Ertem
sanırım, Dünya Kadınlar Günü için, yalnızca kadınların söylediği bir kadın
şarkıları albümü için çalışmış.
Orada
yaptığı 2 büyük hatasını gördüm:
Bir:
Kadın
kadınalık, hoş bir şey değil değil, kadın faşizmidir. Erkek erkeğelik, hoş bir
şey değil, erkek faşizmidir. Birarada yaşamak, çokluğun b.kluk olması nedeniyle
mümkün değildir ama 1 kadın ve 1 erkek, tarihin ve uygarlığın 5 bininci yılında
hala birarada yaşamayı sevmiyorsa ve bunu becerememişse, bunun anlamı epeyi
acıdır: Toplumsallığın % 75-80’i budanır.
Tabii
bir de alaturka kadın kadınalık var: Kadınlar günü, dedikodu, kadın dili, kadın
kültü.

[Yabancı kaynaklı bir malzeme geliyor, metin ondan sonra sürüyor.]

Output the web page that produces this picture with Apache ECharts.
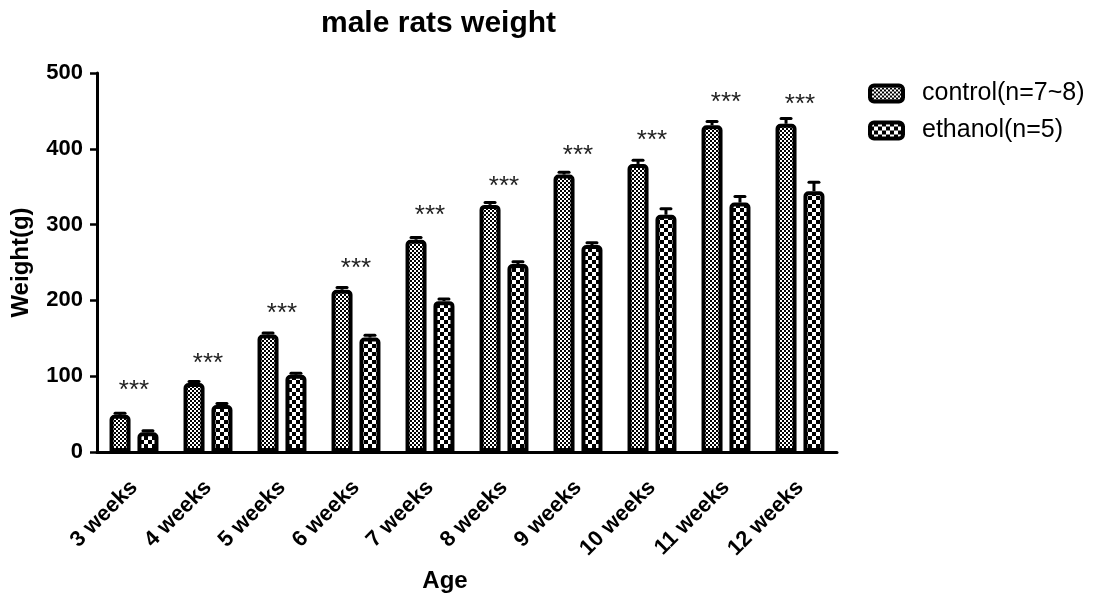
<!DOCTYPE html>
<html>
<head>
<meta charset="utf-8">
<script src="https://cdn.jsdelivr.net/npm/echarts@6/dist/echarts.min.js"></script>
<style>html,body{margin:0;padding:0;background:#fff}#c{width:1104px;height:599px}</style>
</head>
<body>
<div id="c"></div>
<script>
var categories = ['3 weeks','4 weeks','5 weeks','6 weeks','7 weeks','8 weeks','9 weeks','10 weeks','11 weeks','12 weeks'];
var controlValues = [49, 91, 155, 214, 280, 326, 366, 380, 431, 433];
var controlErrors = [2, 2, 2, 3, 3, 3, 3, 5, 5, 7];
var ethanolValues = [26, 62, 102, 151, 199, 248, 273, 313, 329, 344];
var ethanolErrors = [2, 2, 2, 3, 3, 3, 3, 8, 8, 12];
var starLevels = [84, 120, 186, 246, 316, 354, 395, 414, 465, 462];
var yTicks = [0, 100, 200, 300, 400, 500];

var FONT = 'Arial, "Liberation Sans", sans-serif';
var BAR_W = 21, BAR_GAP = 0.33;

function pattern(cell) {
  var c = document.createElement('canvas');
  c.width = cell * 2; c.height = cell * 2;
  var g = c.getContext('2d');
  g.fillStyle = '#000'; g.fillRect(0, 0, cell * 2, cell * 2);
  g.fillStyle = '#fff';
  g.fillRect(0, 0, cell, cell);
  g.fillRect(cell, cell, cell, cell);
  return { image: c, repeat: 'repeat' };
}
var fineFill = pattern(2);
var coarseFill = pattern(4);

var offset = (BAR_W * (1 + BAR_GAP)) / 2;

function errData(vals, errs) {
  return vals.map(function (v, i) { return [i, v, v + errs[i]]; });
}
function errRender(dir) {
  return function (params, api) {
    var i = api.value(0);
    var p0 = api.coord([i, api.value(1)]);
    var p1 = api.coord([i, api.value(2)]);
    var x = p0[0] + dir * offset;
    return {
      type: 'group',
      children: [
        { type: 'line', shape: { x1: x, y1: p0[1], x2: x, y2: p1[1] }, style: { stroke: '#000', lineWidth: 3 } },
        { type: 'line', shape: { x1: x - 5, y1: p1[1], x2: x + 5, y2: p1[1] }, style: { stroke: '#000', lineWidth: 3, lineCap: 'round' } }
      ]
    };
  };
}

var chart = echarts.init(document.getElementById('c'));
chart.setOption({
  animation: false,
  backgroundColor: '#fff',
  title: {
    text: 'male rats weight', left: 316, top: 4,
    textStyle: { fontFamily: FONT, fontWeight: 'bold', fontSize: 30, color: '#000' }
  },
  legend: {
    data: ['control(n=7~8)', 'ethanol(n=5)'],
    orient: 'vertical', left: 863, top: 76,
    itemWidth: 33, itemHeight: 16, itemGap: 12,
    icon: 'roundRect',
    itemStyle: { borderColor: '#000', borderWidth: 4 },
    textStyle: { fontFamily: FONT, fontSize: 25, color: '#000', padding: [0, 0, 0, 14] }
  },
  grid: { left: 97, right: 267, top: 73, bottom: 147 },
  xAxis: {
    type: 'category', data: categories,
    name: 'Age', nameLocation: 'middle', nameGap: 117,
    nameTextStyle: { fontFamily: FONT, fontWeight: 'bold', fontSize: 24, color: '#000', padding: [0, 44, 0, 0] },
    axisLine: { lineStyle: { color: '#000', width: 3 } },
    axisTick: { alignWithLabel: true, length: 10, lineStyle: { color: '#000', width: 2.5 } },
    axisLabel: { rotate: 45, margin: 32, fontFamily: FONT, fontWeight: 'bold', fontSize: 22, color: '#000' }
  },
  yAxis: {
    type: 'value', min: yTicks[0], max: yTicks[yTicks.length - 1], interval: 100,
    name: 'Weight(g)', nameLocation: 'middle', nameGap: 64,
    nameTextStyle: { fontFamily: FONT, fontWeight: 'bold', fontSize: 24, color: '#000' },
    splitLine: { show: false },
    axisLine: { show: true, lineStyle: { color: '#000', width: 3 } },
    axisTick: { show: true, length: 7, lineStyle: { color: '#000', width: 2.5 } },
    axisLabel: { margin: 14, fontFamily: FONT, fontWeight: 'bold', fontSize: 22, color: '#000' }
  },
  series: [
    {
      name: 'control(n=7~8)', type: 'bar', data: controlValues,
      barWidth: BAR_W, barGap: (BAR_GAP * 100) + '%',
      itemStyle: { color: fineFill, borderColor: '#000', borderWidth: 4, borderRadius: [3, 3, 0, 0] }
    },
    {
      name: 'ethanol(n=5)', type: 'bar', data: ethanolValues,
      barWidth: BAR_W,
      itemStyle: { color: coarseFill, borderColor: '#000', borderWidth: 4, borderRadius: [3, 3, 0, 0] }
    },
    { type: 'custom', data: errData(controlValues, controlErrors), renderItem: errRender(-1), z: 5 },
    { type: 'custom', data: errData(ethanolValues, ethanolErrors), renderItem: errRender(1), z: 5 },
    {
      type: 'custom', z: 6,
      data: starLevels.map(function (v, i) { return [i, v]; }),
      renderItem: function (params, api) {
        var p = api.coord([api.value(0), api.value(1)]);
        return { type: 'text', style: { text: '***', x: p[0], y: p[1] + 3, align: 'center', verticalAlign: 'middle', font: '26px ' + FONT, fill: '#222' } };
      }
    }
  ]
});
</script>
</body>
</html>
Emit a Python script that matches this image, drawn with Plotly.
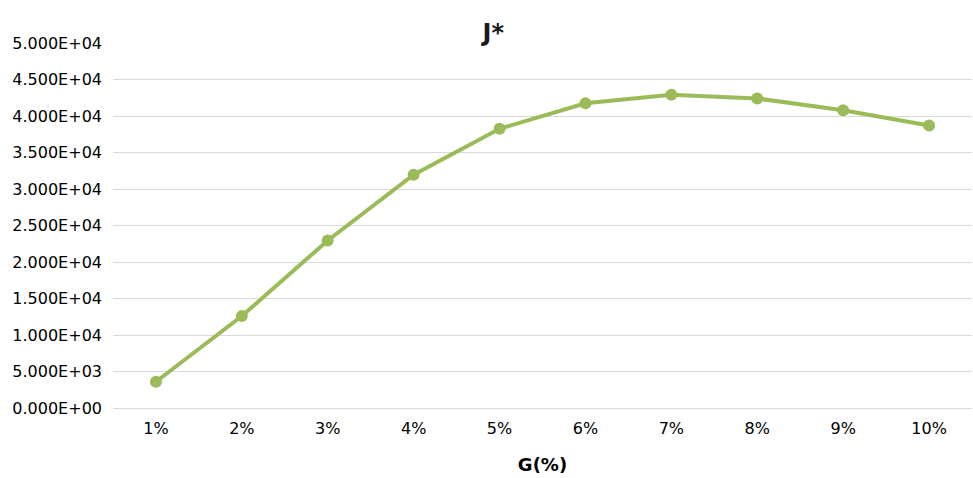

Bir kadının bir kadınla yalnızken konuşmaya başladığında, ses tonunun
değişmesi bile, kadın sahtekarlığının kanıtı olmaya tek başına yeter. Bir
kadın, bir kadınla yalnızken kendi değildir, çünkü ikinci bir kadınla yalnız
kaldığında ses tonu yine değişir. Yalancılık dişil bir özelliktir, tezinin bu
denli doğrudan kanıtlanması da acı.
İki:
Şarkı
söyleyen kadınlardan biri, bugünkü adsal varlığını yalnız ve yalnız 2 erkeğe
borçludur ve birini aldatmıştır. O biri de, onu şarkıcı yapan erkektir.
Kendisinin kökeni bellidir, şu anki statüsünün adı bellidir.
Eğer
Ertem, bu türden insanlarla düşüp kalkarsa, sonunun onlara benzemesi olasılığı
ortaya çıkar.
Ertem’in
yaşam ve şarkıcılık çizgisinde başka hataları da var:
Sesi,
erken inişe geçti.
Kendine
uygun beste ve güfte bulamıyor, ekibi uygun değil yani.
Tuhaf
bir imaja kilitledi kendisini: Olamayacağı kadar vamp.
Ertem’i
bana şarkıcı olarak bir erkek dinletti. O muhteşem yorumu ile:
‘Düşmedim
Daha’.
Kendisinin
Kadınlar Günü’nü kutluyor, dost acı söyler, diyor ve Sezen’den ders çıkarmasını
umuyoruz.
Yoksa
düşer ve düşene tekme atarlar ne yazık ki.